What needs to be done: Pictures stay out of the copy; set down each line of the listing below exactly.

Data section:
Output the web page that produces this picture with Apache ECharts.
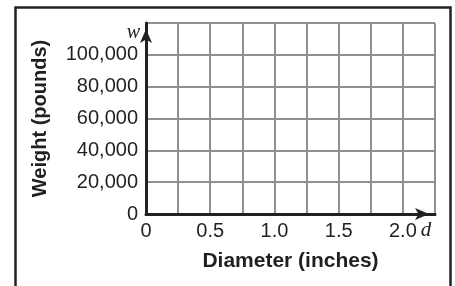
<!DOCTYPE html>
<html>
<head>
<meta charset="utf-8">
<script src="https://cdn.jsdelivr.net/npm/echarts@6/dist/echarts.min.js"></script>
<style>
  html, body { margin: 0; padding: 0; background: #fff; }
  #chart { width: 455px; height: 286px; }
</style>
</head>
<body>
<div id="chart"></div>
<script>
// axis ranges and labels (empty grid, no series data)
const xMin = 0, xMax = 2.25, xStep = 0.25;
const yMin = 0, yMax = 120000, yStep = 20000;
const xLabelled = [0, 0.5, 1.0, 1.5, 2.0];
const yLabelled = [0, 20000, 40000, 60000, 80000, 100000];

const ink = "#231f20";
const gridGray = "#8f9094";
const font = "Liberation Sans, Arial, Helvetica, sans-serif";

const chart = echarts.init(document.getElementById("chart"));

chart.setOption({
  animation: false,
  grid: { left: 146, top: 23, right: 20, bottom: 72 },
  xAxis: {
    type: "value",
    min: xMin,
    max: xMax,
    interval: xStep,
    name: "Diameter (inches)",
    nameLocation: "middle",
    nameGap: 37,
    nameTextStyle: { color: ink, fontSize: 21, fontWeight: "bold", fontFamily: font },
    axisLine: {
      show: true,
      lineStyle: { color: ink, width: 3 },
      symbol: ["none", "arrow"],
      symbolSize: [9, 14],
      symbolOffset: [0, -6],
    },
    axisTick: { show: false },
    axisLabel: {
      color: ink,
      fontSize: 20,
      fontFamily: font,
      margin: 7,
      showMaxLabel: true,
      formatter: function (v) {
        const hit = xLabelled.some((t) => Math.abs(t - v) < 1e-9);
        if (!hit) return "";
        return v === 0 ? "0" : v.toFixed(1);
      },
    },
    splitLine: { show: true, lineStyle: { color: gridGray, width: 2 } },
  },
  yAxis: {
    type: "value",
    min: yMin,
    max: yMax,
    interval: yStep,
    name: "Weight (pounds)",
    nameLocation: "middle",
    nameGap: 96,
    nameRotate: 90,
    nameTextStyle: { color: ink, fontSize: 20, fontWeight: "bold", fontFamily: font },
    axisLine: {
      show: true,
      lineStyle: { color: ink, width: 3 },
      symbol: ["none", "arrow"],
      symbolSize: [9, 14],
      symbolOffset: [0, -6],
    },
    axisTick: { show: false },
    axisLabel: {
      color: ink,
      fontSize: 20,
      fontFamily: font,
      margin: 8,
      formatter: function (v) {
        return yLabelled.indexOf(v) >= 0 ? v.toLocaleString("en-US") : "";
      },
    },
    splitLine: { show: true, lineStyle: { color: gridGray, width: 2 } },
  },
  graphic: [
    {
      type: "rect",
      left: 13,
      top: 5,
      shape: { width: 435, height: 300 },
      style: { fill: "none", stroke: "#222", lineWidth: 2.5 },
      silent: true,
    },
    {
      type: "text",
      x: 140,
      y: 33,
      style: {
        text: "w",
        fill: ink,
        font: "italic 20px 'Liberation Serif', 'Times New Roman', serif",
        textAlign: "right",
        textVerticalAlign: "middle",
      },
    },
    {
      type: "text",
      x: 426,
      y: 230,
      style: {
        text: "d",
        fill: ink,
        font: "italic 21px 'Liberation Serif', 'Times New Roman', serif",
        textAlign: "center",
        textVerticalAlign: "middle",
      },
    },
  ],
  series: [],
});
</script>
</body>
</html>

Answer to this exercise:
Output the web page that produces this picture with Apache ECharts.
<!DOCTYPE html>
<html>
<head>
<meta charset="utf-8">
<script src="https://cdn.jsdelivr.net/npm/echarts@6/dist/echarts.min.js"></script>
<style>
  html, body { margin: 0; padding: 0; background: #fff; }
  #chart { width: 455px; height: 286px; }
</style>
</head>
<body>
<div id="chart"></div>
<script>
// axis ranges and labels (empty grid, no series data)
const xMin = 0, xMax = 2.25, xStep = 0.25;
const yMin = 0, yMax = 120000, yStep = 20000;
const xLabelled = [0, 0.5, 1.0, 1.5, 2.0];
const yLabelled = [0, 20000, 40000, 60000, 80000, 100000];

const ink = "#231f20";
const gridGray = "#8f9094";
const font = "Liberation Sans, Arial, Helvetica, sans-serif";

const chart = echarts.init(document.getElementById("chart"));

chart.setOption({
  animation: false,
  grid: { left: 146, top: 23, right: 20, bottom: 72 },
  xAxis: {
    type: "value",
    min: xMin,
    max: xMax,
    interval: xStep,
    name: "Diameter (inches)",
    nameLocation: "middle",
    nameGap: 37,
    nameTextStyle: { color: ink, fontSize: 21, fontWeight: "bold", fontFamily: font },
    axisLine: {
      show: true,
      lineStyle: { color: ink, width: 3 },
      symbol: ["none", "arrow"],
      symbolSize: [9, 14],
      symbolOffset: [0, -6],
    },
    axisTick: { show: false },
    axisLabel: {
      color: ink,
      fontSize: 20,
      fontFamily: font,
      margin: 7,
      showMaxLabel: true,
      formatter: function (v) {
        const hit = xLabelled.some((t) => Math.abs(t - v) < 1e-9);
        if (!hit) return "";
        return v === 0 ? "0" : v.toFixed(1);
      },
    },
    splitLine: { show: true, lineStyle: { color: gridGray, width: 2 } },
  },
  yAxis: {
    type: "value",
    min: yMin,
    max: yMax,
    interval: yStep,
    name: "Weight (pounds)",
    nameLocation: "middle",
    nameGap: 96,
    nameRotate: 90,
    nameTextStyle: { color: ink, fontSize: 20, fontWeight: "bold", fontFamily: font },
    axisLine: {
      show: true,
      lineStyle: { color: ink, width: 3 },
      symbol: ["none", "arrow"],
      symbolSize: [9, 14],
      symbolOffset: [0, -6],
    },
    axisTick: { show: false },
    axisLabel: {
      color: ink,
      fontSize: 20,
      fontFamily: font,
      margin: 8,
      formatter: function (v) {
        return yLabelled.indexOf(v) >= 0 ? v.toLocaleString("en-US") : "";
      },
    },
    splitLine: { show: true, lineStyle: { color: gridGray, width: 2 } },
  },
  graphic: [
    {
      type: "rect",
      left: 13,
      top: 5,
      shape: { width: 435, height: 300 },
      style: { fill: "none", stroke: "#222", lineWidth: 2.5 },
      silent: true,
    },
    {
      type: "text",
      x: 140,
      y: 33,
      style: {
        text: "w",
        fill: ink,
        font: "italic 20px 'Liberation Serif', 'Times New Roman', serif",
        textAlign: "right",
        textVerticalAlign: "middle",
      },
    },
    {
      type: "text",
      x: 426,
      y: 230,
      style: {
        text: "d",
        fill: ink,
        font: "italic 21px 'Liberation Serif', 'Times New Roman', serif",
        textAlign: "center",
        textVerticalAlign: "middle",
      },
    },
  ],
  series: [],
});
</script>
</body>
</html>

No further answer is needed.